The first VoIP software emerged in 1995, designed and patented by VocalTec co-founders Alon Cohen and Lior Haramaty. Hampered in its early days by dial-up internet speed, VoIP did not really gain the consumer popularity it enjoys today until broadband internet was unveiled in the early 2000s. With broadband internet, VoIP users could enjoy sufficient call quality, while saving on traditional communications costs. Today, high-speed internet has brought VoIP technology to the forefront of modern telecommunications, rivaling traditional phone service in both personal and business communications.

 

VoIP and Business Communications

 

VoIP is a hit in the business world because of its ability to unify communications. Instead of limiting users to traditional business phone lines, VoIP enables free call routing through cell phones, tablets, laptops, desktop computers and smart watches. With VoIP protocol, visual communication is also possible, helping to avoid miscommunications in international calling, where language barriers may be a factor. In addition to unifying business communications, VoIP can effectively replace outdated PBX systems, allowing businesses to implement limitless phone lines and extensions without paying the overheads involved in equipment installation and maintenance.

 

Building a Global Presence with VoIP

 

Because VoIP service is not affected by distance, most VoIP providers do not charge additional fees for long distance communications. By reducing the cost of international networking, VoIP has paved the way for a new era of virtual global business.

 

Virtual businesses often operate without brick and mortar business locations, using local VoIP phone numbers to recruit consumers from all over the world. For example, a U.S-based entrepreneur can utilize VoIP service to set up phone numbers in London, Paris, Hong Kong, Sydney, and hundreds of other consumer hotspots around the world. These virtual numbers create the impression that the entrepreneur has business locations across the globe, when really he could be working from his garage.

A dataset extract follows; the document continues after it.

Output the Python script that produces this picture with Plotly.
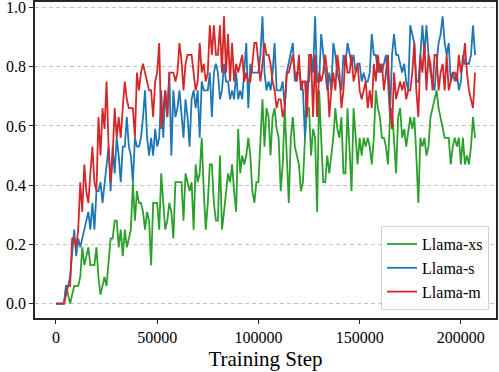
import plotly.graph_objects as go

# evaluation every 1000 training steps
steps = list(range(0, 208000, 1000))

llama_xs = [
    0, 0, 0, 0, 0, 0.06, 0.03, 0, 0.03, 0.06,
    0.06, 0.06, 0.09, 0.19, 0.13, 0.16, 0.19, 0.13, 0.13, 0.13,
    0.19, 0.09, 0.03, 0.06, 0.09, 0.06, 0.13, 0.22, 0.22, 0.28,
    0.28, 0.19, 0.25, 0.16, 0.25, 0.19, 0.22, 0.25, 0.41, 0.28,
    0.38, 0.34, 0.34, 0.31, 0.25, 0.31, 0.28, 0.13, 0.34, 0.34,
    0.34, 0.25, 0.44, 0.34, 0.25, 0.28, 0.34, 0.31, 0.22, 0.41,
    0.41, 0.41, 0.41, 0.28, 0.44, 0.41, 0.38, 0.41, 0.25, 0.47,
    0.41, 0.44, 0.56, 0.38, 0.25, 0.34, 0.47, 0.47, 0.34, 0.28,
    0.28, 0.50, 0.25, 0.31, 0.38, 0.44, 0.41, 0.47, 0.38, 0.31,
    0.59, 0.44, 0.50, 0.47, 0.50, 0.56, 0.50, 0.38, 0.34, 0.41,
    0.41, 0.56, 0.69, 0.53, 0.66, 0.63, 0.50, 0.63, 0.66, 0.59,
    0.56, 0.38, 0.47, 0.66, 0.50, 0.34, 0.56, 0.63, 0.53, 0.50,
    0.47, 0.38, 0.41, 0.56, 0.66, 0.66, 0.50, 0.59, 0.56, 0.31,
    0.72, 0.56, 0.41, 0.41, 0.50, 0.44, 0.50, 0.56, 0.66, 0.59,
    0.56, 0.63, 0.44, 0.44, 0.66, 0.53, 0.38, 0.66, 0.56, 0.47,
    0.56, 0.50, 0.56, 0.53, 0.56, 0.53, 0.47, 0.56, 0.72, 0.66,
    0.63, 0.56, 0.56, 0.53, 0.47, 0.63, 0.66, 0.56, 0.44, 0.63,
    0.66, 0.56, 0.59, 0.53, 0.59, 0.63, 0.59, 0.63, 0.50, 0.34,
    0.56, 0.53, 0.56, 0.50, 0.53, 0.63, 0.66, 0.69, 0.72, 0.66,
    0.63, 0.59, 0.56, 0.56, 0.56, 0.47, 0.53, 0.56, 0.53, 0.56,
    0.47, 0.56, 0.47, 0.50, 0.47, 0.53, 0.63, 0.56,
]

llama_s = [
    0, 0, 0, 0, 0, 0.06, 0.06, 0.09, 0.16, 0.25,
    0.16, 0.22, 0.19, 0.22, 0.25, 0.28, 0.31, 0.25, 0.34, 0.25,
    0.38, 0.38, 0.41, 0.34, 0.41, 0.47, 0.53, 0.38, 0.53, 0.44,
    0.56, 0.50, 0.41, 0.53, 0.53, 0.63, 0.53, 0.50, 0.41, 0.56,
    0.53, 0.53, 0.56, 0.63, 0.72, 0.56, 0.50, 0.56, 0.50, 0.59,
    0.53, 0.56, 0.72, 0.56, 0.72, 0.63, 0.78, 0.50, 0.72, 0.63,
    0.66, 0.72, 0.63, 0.56, 0.69, 0.63, 0.53, 0.69, 0.72, 0.66,
    0.72, 0.56, 0.75, 0.72, 0.72, 0.72, 0.78, 0.63, 0.78, 0.81,
    0.78, 0.69, 0.72, 0.81, 0.75, 0.75, 0.69, 0.72, 0.69, 0.78,
    0.69, 0.72, 0.69, 0.78, 0.88, 0.66, 0.81, 0.78, 0.78, 0.78,
    0.78, 0.84, 0.97, 0.78, 0.72, 0.75, 0.72, 0.78, 0.88, 0.72,
    0.72, 0.72, 0.75, 0.66, 0.78, 0.81, 0.84, 0.88, 0.75, 0.78,
    0.78, 0.75, 0.72, 0.56, 0.75, 0.75, 0.84, 0.78, 0.97, 0.75,
    0.75, 0.91, 0.84, 0.78, 0.72, 0.78, 0.72, 0.88, 0.84, 0.78,
    0.75, 0.72, 0.84, 0.81, 0.88, 0.84, 0.81, 0.84, 0.78, 0.81,
    0.81, 0.75, 0.78, 0.75, 0.75, 0.78, 0.91, 0.84, 0.84, 0.78,
    0.81, 0.78, 0.81, 0.84, 0.75, 0.63, 0.84, 0.91, 0.84, 0.84,
    0.81, 0.78, 0.81, 0.75, 0.72, 0.94, 0.91, 0.88, 0.75, 0.75,
    0.84, 0.94, 0.84, 0.94, 0.84, 0.78, 0.75, 0.72, 0.81, 0.88,
    0.91, 0.97, 0.88, 0.84, 0.88, 0.75, 0.78, 0.75, 0.78, 0.72,
    0.75, 0.84, 0.81, 0.81, 0.81, 0.84, 0.94, 0.84,
]

llama_m = [
    0, 0, 0, 0, 0, 0.03, 0.06, 0.06, 0.22, 0.22,
    0.19, 0.25, 0.41, 0.31, 0.47, 0.38, 0.34, 0.44, 0.53, 0.41,
    0.38, 0.63, 0.50, 0.66, 0.59, 0.75, 0.53, 0.41, 0.50, 0.66,
    0.56, 0.63, 0.56, 0.66, 0.75, 0.69, 0.66, 0.66, 0.66, 0.56,
    0.78, 0.72, 0.78, 0.81, 0.78, 0.75, 0.72, 0.72, 0.63, 0.75,
    0.78, 0.88, 0.59, 0.66, 0.72, 0.63, 0.78, 0.78, 0.78, 0.75,
    0.78, 0.88, 0.82, 0.72, 0.81, 0.84, 0.84, 0.84, 0.78, 0.72,
    0.75, 0.88, 0.78, 0.81, 0.75, 0.78, 0.94, 0.84, 0.94, 0.84,
    0.84, 0.94, 0.78, 0.97, 0.78, 0.91, 0.75, 0.88, 0.75, 0.81,
    0.78, 0.81, 0.84, 0.75, 0.78, 0.75, 0.75, 0.81, 0.88, 0.88,
    0.81, 0.75, 0.81, 0.88, 0.84, 0.84, 0.81, 0.75, 0.72, 0.66,
    0.69, 0.69, 0.63, 0.66, 0.78, 0.78, 0.81, 0.84, 0.78, 0.75,
    0.84, 0.72, 0.75, 0.75, 0.63, 0.84, 0.84, 0.63, 0.84, 0.63,
    0.78, 0.75, 0.78, 0.84, 0.78, 0.63, 0.72, 0.78, 0.72, 0.84,
    0.78, 0.66, 0.72, 0.84, 0.78, 0.78, 0.84, 0.75, 0.78, 0.81,
    0.72, 0.69, 0.72, 0.75, 0.66, 0.72, 0.66, 0.81, 0.75, 0.84,
    0.78, 0.81, 0.72, 0.78, 0.84, 0.66, 0.59, 0.78, 0.69, 0.72,
    0.75, 0.72, 0.75, 0.69, 0.72, 0.72, 0.78, 0.88, 0.72, 0.63,
    0.84, 0.78, 0.88, 0.72, 0.84, 0.81, 0.72, 0.84, 0.84, 0.72,
    0.78, 0.81, 0.72, 0.84, 0.72, 0.75, 0.78, 0.78, 0.75, 0.84,
    0.78, 0.81, 0.88, 0.78, 0.72, 0.69, 0.66, 0.78,
]

series = [
    ("Llama-xs", llama_xs, "#2ca02c"),
    ("Llama-s", llama_s, "#1f77b4"),
    ("Llama-m", llama_m, "#d62728"),
]

font = "Liberation Serif"

fig = go.Figure()
for name, vals, color in series:
    fig.add_trace(go.Scatter(x=steps, y=vals, mode="lines", name=name,
                             line=dict(color=color, width=1.8)))

fig.update_layout(
    width=499, height=372,
    margin=dict(l=35, r=3, t=2, b=54),
    plot_bgcolor="white", paper_bgcolor="white",
    font=dict(family=font, size=16, color="black"),
    showlegend=True,
    legend=dict(
        x=0.985, y=0.025, xanchor="right", yanchor="bottom",
        bgcolor="rgba(255,255,255,0.9)", bordercolor="#d0d0d0", borderwidth=1,
        font=dict(family=font, size=16), tracegroupgap=0,
    ),
)

fig.update_xaxes(
    range=[-10350, 217350], tickvals=[0, 50000, 100000, 150000, 200000],
    tickformat="d", showgrid=False, zeroline=False, automargin=False,
    ticks="outside", ticklen=4, tickcolor="#262626", ticklabeloverflow="allow",
    showline=True, linecolor="#262626", linewidth=1.5, mirror=True,
    title=dict(text="Training Step", font=dict(family=font, size=21), standoff=6),
)
fig.update_yaxes(
    range=[-0.0485, 1.0185], tickvals=[0, 0.2, 0.4, 0.6, 0.8, 1.0],
    tickformat=".1f", showgrid=True, gridcolor="#c4c4c4", griddash="4px,3px",
    gridwidth=0.8, zeroline=False, automargin=False,
    ticks="outside", ticklen=4, tickcolor="#262626", ticklabeloverflow="allow",
    showline=True, linecolor="#262626", linewidth=1.5, mirror=True,
)

# the page body has a default 8px margin; remove it so the figure sits at 0,0
fig.write_html("out.html", config={"displayModeBar": False},
               post_script="document.body.style.margin='0';document.body.style.overflow='hidden';")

Most virtual businesses operate through a combination of web and phone sales, advertising via social media to generate consumer traffic while avoiding traditional business overheads.

 

VoIP and Business Travel

 

As well as improving office communications, VoIP has proven a valuable tool to the business traveler, enabling employees and business managers to stay connected to the office from anywhere in the world. As VoIP merges with Cloud computing, mobile offices are becoming a reality. Business travelers can now sign documents, receive client calls, access business data, and even receive faxes through any smartphone or tablet. Since all of these capabilities can be achieved through an advanced VoIP calling system, business travelers can get on the road without worrying about international calling fees or consistent computer access.